The State Bank of Pakistan (SBP) announced a rise of $12 million in its foreign exchange reserves, reaching $8.05 billion, as detailed in a statement released on Thursday. The nation’s overall liquid foreign reserves, encompassing both SBP and commercial banks, amounted to $13.379 billion as of August 11. Among these, commercial banks held net reserves totaling $5.3237 billion, as reported by the SBP.
While the central bank did not provide specifics on the cause behind the augmentation of foreign exchange reserves, the situation presents an upbeat stance. Nevertheless, it’s worth noting that the existing reserves would barely cover imports for a span slightly exceeding two months.
Notably, the previous month saw a notable escalation in SBP reserves due to inflows from the United Arab Emirates, Saudi Arabia, and the International Monetary Fund (IMF), following the formalisation of a $3 billion Stand-by Arrangement (SBA) with the global financial institution.

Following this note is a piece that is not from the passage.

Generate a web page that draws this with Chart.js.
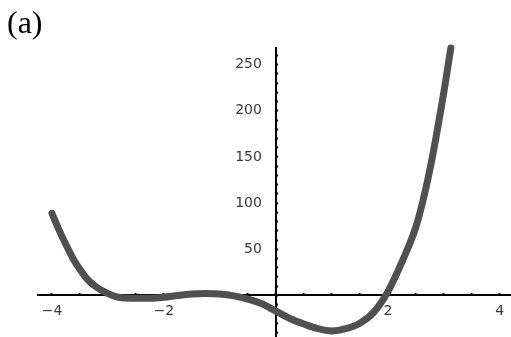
<!DOCTYPE html>
<html>
<head>
<meta charset="utf-8">
<script src="https://cdn.jsdelivr.net/npm/chart.js@4"></script>
<style>
  html, body { margin: 0; padding: 0; background: #fff; }
  #wrap { position: relative; width: 511px; height: 337px; }
</style>
</head>
<body>
<div id="wrap"><canvas id="c" width="511" height="337"></canvas></div>
<script>
// ---- data ----
const panelLabel = "(a)";
const xValues = [-4.0, -3.875, -3.75, -3.625, -3.5, -3.375, -3.25, -3.125, -3.0, -2.875, -2.75, -2.5, -2.25, -2.0, -1.75, -1.5, -1.25, -1.0, -0.75, -0.5, -0.25, 0.0, 0.25, 0.5, 0.75, 1.0, 1.25, 1.5, 1.75, 2.0, 2.25, 2.5, 2.625, 2.75, 2.875, 3.0, 3.125];
const yValues = [89, 71, 55, 40, 28, 18, 11, 6, 2, -1, -2.5, -3, -3, -2, 0, 1.5, 2, 1.5, -0.5, -4, -9, -17, -25, -31, -36, -38.5, -36, -30, -18, 4, 36, 74, 102, 136, 176, 220, 268];
const xTickLabels = [-4, -2, 2, 4];
const yTickLabels = [50, 100, 150, 200, 250];

const points = xValues.map((x, i) => ({ x: x, y: yValues[i] }));

const panelLabelPlugin = {
  id: 'panelLabel',
  afterDraw(chart) {
    const ctx = chart.ctx;
    ctx.save();
    ctx.fillStyle = '#000';
    ctx.font = "32px 'Liberation Serif', 'Times New Roman', serif";
    ctx.textBaseline = 'alphabetic';
    ctx.textAlign = 'left';
    ctx.fillText(panelLabel, 7, 33);
    ctx.restore();
  }
};

function noLayoutSpace(s) {
  if (s.isHorizontal()) { s.height = 0; } else { s.width = 0; }
  s.paddingLeft = 0; s.paddingRight = 0; s.paddingTop = 0; s.paddingBottom = 0;
}

const tickFont = { family: "'DejaVu Sans', sans-serif", size: 14 };

new Chart(document.getElementById('c'), {
  type: 'line',
  data: {
    datasets: [{
      data: points,
      borderColor: '#505050',
      borderWidth: 7,
      borderCapStyle: 'round',
      borderJoinStyle: 'round',
      pointRadius: 0,
      cubicInterpolationMode: 'monotone',
      fill: false,
      clip: false
    }]
  },
  options: {
    responsive: false,
    animation: false,
    layout: { padding: { left: 38, right: 0, top: 48, bottom: 0 } },
    plugins: { legend: { display: false }, tooltip: { enabled: false }, title: { display: false } },
    scales: {
      x: {
        type: 'linear',
        position: { y: 0 },
        min: -4.25,
        max: 4.2,
        afterFit: noLayoutSpace,
        border: { display: true, color: '#000', width: 2 },
        grid: { display: true, drawOnChartArea: false, drawTicks: true, tickLength: -3, tickColor: '#000', tickWidth: 2 },
        ticks: {
          stepSize: 0.5,
          includeBounds: false,
          autoSkip: false,
          maxRotation: 0,
          padding: 11,
          color: '#3a3a3a',
          font: tickFont,
          callback: (v) => xTickLabels.includes(v) ? String(v).replace('-', '\u2212') : ''
        }
      },
      y: {
        type: 'linear',
        position: { x: 0 },
        min: -45,
        max: 268,
        afterFit: noLayoutSpace,
        border: { display: true, color: '#000', width: 2 },
        grid: { display: true, drawOnChartArea: false, drawTicks: true, tickLength: -3, tickColor: '#000', tickWidth: 2 },
        ticks: {
          stepSize: 10,
          includeBounds: false,
          autoSkip: false,
          padding: 0,
          color: '#3a3a3a',
          font: tickFont,
          callback: (v) => yTickLabels.includes(v) ? String(v) + '\u2002\u2002' : ''
        }
      }
    }
  },
  plugins: [panelLabelPlugin]
});
</script>
</body>
</html>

According to Geo, in a departure from market predictions, the SBP opted to maintain the key policy rate at 22 per cent during the preceding month. This stance diverged from expectations, particularly those guided by IMF recommendations. SBP Governor Jameel Ahmed conveyed this decision following a Monetary Policy Committee (MPC) meeting. Explaining the rationale, he stated that given the decline in inflation, there was no inclination to increase the interest rate.

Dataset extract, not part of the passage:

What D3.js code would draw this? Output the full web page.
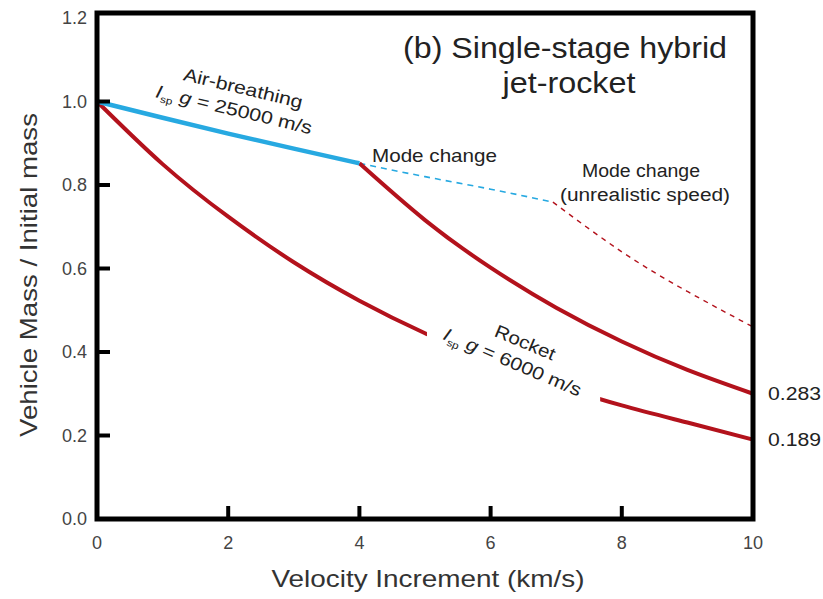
<!DOCTYPE html>
<html lang="en">
<head>
<meta charset="utf-8">
<title>Single-stage hybrid jet-rocket</title>
<script src="https://cdnjs.cloudflare.com/ajax/libs/d3/7.8.5/d3.min.js"></script>
<style>
  body { margin: 0; background: #fff; }
  svg { font-family: "Liberation Sans", Arial, sans-serif; }
</style>
</head>
<body>
<script>
// velocity increment (km/s) and mass ratio
var rocketV = [0, 1, 2, 3, 4, 5, 6, 7, 8, 9, 10];
var rocketM = [1.0, 0.85, 0.724, 0.615, 0.523, 0.445, 0.378, 0.321, 0.272, 0.231, 0.19];

var airV = [0, 1, 2, 3, 4];
var airM = [1.0, 0.961, 0.923, 0.887, 0.852];

var airDashV = [4, 5, 6, 6.95];
var airDashM = [0.852, 0.82, 0.79, 0.759];

var hybridV = [4, 5, 6, 7, 8, 9, 10];
var hybridM = [0.852, 0.716, 0.602, 0.506, 0.425, 0.357, 0.30];

var hybridDashV = [6.95, 8, 9, 10];
var hybridDashM = [0.759, 0.64, 0.545, 0.46];

var xTicks = [0, 2, 4, 6, 8, 10];
var yTicks = [0.0, 0.2, 0.4, 0.6, 0.8, 1.0, 1.2];
var endLabels = ["0.283", "0.189"];

var w = 823, h = 599;
var red = "#b3121c", blue = "#27a9e1";

var svg = d3.select("body").append("svg")
    .attr("width", w)
    .attr("height", h);

var x = d3.scaleLinear().domain([0, 10]).range([97, 753]);
var y = d3.scaleLinear().domain([0, 1.2]).range([519, 18]);

function pts(vs, ms) {
    return vs.map(function(v, i) { return [v, ms[i]]; });
}

var line = d3.line()
    .x(function(d) { return x(d[0]); })
    .y(function(d) { return y(d[1]); })
    .curve(d3.curveNatural);

// text stretched to the width it has in the figure
function label(sel, txt, len) {
    return sel.text(txt)
        .attr("textLength", len)
        .attr("lengthAdjust", "spacingAndGlyphs");
}

// gap in the lower rocket curve for its label
var clip = svg.append("clipPath").attr("id", "rgap");
clip.append("rect").attr("x", x(-0.5)).attr("y", 0)
    .attr("width", x(5.03) - x(-0.5)).attr("height", h);
clip.append("rect").attr("x", x(7.67)).attr("y", 0)
    .attr("width", x(10.5) - x(7.67)).attr("height", h);

// dashed "unrealistic" continuation
svg.append("path")
    .attr("d", line(pts(airDashV, airDashM)))
    .attr("fill", "none").attr("stroke", blue)
    .attr("stroke-width", 1.6).attr("stroke-dasharray", "6,5");

svg.append("path")
    .attr("d", line(pts(hybridDashV, hybridDashM)))
    .attr("fill", "none").attr("stroke", red)
    .attr("stroke-width", 1.4).attr("stroke-dasharray", "5,5");

// solid curves
svg.append("path")
    .attr("d", line(pts(rocketV, rocketM)))
    .attr("clip-path", "url(#rgap)")
    .attr("fill", "none").attr("stroke", red).attr("stroke-width", 4);

svg.append("path")
    .attr("d", line(pts(hybridV, hybridM)))
    .attr("fill", "none").attr("stroke", red).attr("stroke-width", 4);

svg.append("path")
    .attr("d", line(pts(airV, airM)))
    .attr("fill", "none").attr("stroke", blue).attr("stroke-width", 4.5);

// frame
svg.append("rect")
    .attr("x", 97).attr("y", 13)
    .attr("width", 753 - 97).attr("height", 519 - 13)
    .attr("fill", "none").attr("stroke", "#000").attr("stroke-width", 5);

// ticks pointing inward
svg.selectAll(".yt").data(yTicks.slice(1, 6)).enter().append("line")
    .attr("x1", 97).attr("x2", 110)
    .attr("y1", function(d) { return y(d); })
    .attr("y2", function(d) { return y(d); })
    .attr("stroke", "#000").attr("stroke-width", 4);

svg.selectAll(".xt").data(xTicks.slice(1, 5)).enter().append("line")
    .attr("x1", function(d) { return x(d); })
    .attr("x2", function(d) { return x(d); })
    .attr("y1", 519).attr("y2", 506)
    .attr("stroke", "#000").attr("stroke-width", 4);

svg.selectAll(".yl").data(yTicks).enter().append("text")
    .attr("x", 87)
    .attr("y", function(d) { return y(d) + 6; })
    .attr("text-anchor", "end")
    .attr("font-size", 18).attr("fill", "#444")
    .text(function(d) { return d.toFixed(1); });

svg.selectAll(".xl").data(xTicks).enter().append("text")
    .attr("x", function(d) { return x(d); })
    .attr("y", 549)
    .attr("text-anchor", "middle")
    .attr("font-size", 18).attr("fill", "#444")
    .text(function(d) { return d; });

// axis titles
label(svg.append("text")
    .attr("x", 428).attr("y", 587)
    .attr("text-anchor", "middle")
    .attr("font-size", 24).attr("fill", "#333"),
    "Velocity Increment (km/s)", 313);

label(svg.append("text")
    .attr("transform", "translate(37,275) rotate(-90)")
    .attr("text-anchor", "middle")
    .attr("font-size", 24).attr("fill", "#333"),
    "Vehicle Mass / Initial mass", 324);

// end values
svg.selectAll(".el").data([hybridM[hybridM.length - 1], rocketM[rocketM.length - 1]])
    .enter().append("text")
    .attr("x", 768)
    .attr("y", function(d) { return y(d) + 6; })
    .attr("font-size", 18).attr("fill", "#222")
    .attr("textLength", 53).attr("lengthAdjust", "spacingAndGlyphs")
    .text(function(d, i) { return endLabels[i]; });

// title
var title = svg.append("text")
    .attr("text-anchor", "middle")
    .attr("font-size", 29).attr("fill", "#222");
label(title.append("tspan").attr("x", 565).attr("y", 58), "(b) Single-stage hybrid", 324);
label(title.append("tspan").attr("x", 569).attr("y", 93), "jet-rocket", 133);

// annotations
label(svg.append("text")
    .attr("x", 372).attr("y", 162)
    .attr("font-size", 19).attr("fill", "#222"),
    "Mode change", 125);

var mc = svg.append("text")
    .attr("text-anchor", "middle")
    .attr("font-size", 18).attr("fill", "#222");
label(mc.append("tspan").attr("x", 641).attr("y", 177), "Mode change", 118);
label(mc.append("tspan").attr("x", 645).attr("y", 201), "(unrealistic speed)", 170);

function ispLabel(cx, cy, angle, top, topLen, value, botLen) {
    var g = svg.append("g")
        .attr("transform", "translate(" + cx + "," + cy + ") rotate(" + angle + ")");
    label(g.append("text")
        .attr("x", 4).attr("y", -8)
        .attr("text-anchor", "middle")
        .attr("font-size", 18).attr("fill", "#222"),
        top, topLen);
    var t = g.append("text")
        .attr("x", 0).attr("y", 15)
        .attr("text-anchor", "middle")
        .attr("font-size", 18).attr("fill", "#222")
        .attr("textLength", botLen).attr("lengthAdjust", "spacingAndGlyphs");
    t.append("tspan").attr("font-style", "italic").text("I");
    t.append("tspan").attr("font-size", 10).attr("dy", 4).text("sp");
    t.append("tspan").attr("dy", -4).attr("font-style", "italic").text(" g");
    t.append("tspan").text(" = " + value + " m/s");
}

ispLabel(236, 101, 13.5, "Air-breathing", 122, "25000", 160);
ispLabel(516, 354, 23, "Rocket", 64, "6000", 148);
</script>
</body>
</html>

During a press conference, Governor Ahmed also shared insights into the nation’s economic trajectory. He projected a growth rate ranging from 2 per cent to 3 per cent for the upcoming year. Highlighting the government’s actions, he mentioned the complete removal of import restrictions. This move, coupled with financial inflows from the IMF and other supportive nations, led to a $4.2 billion upswing in Pakistan’s foreign exchange reserves in July.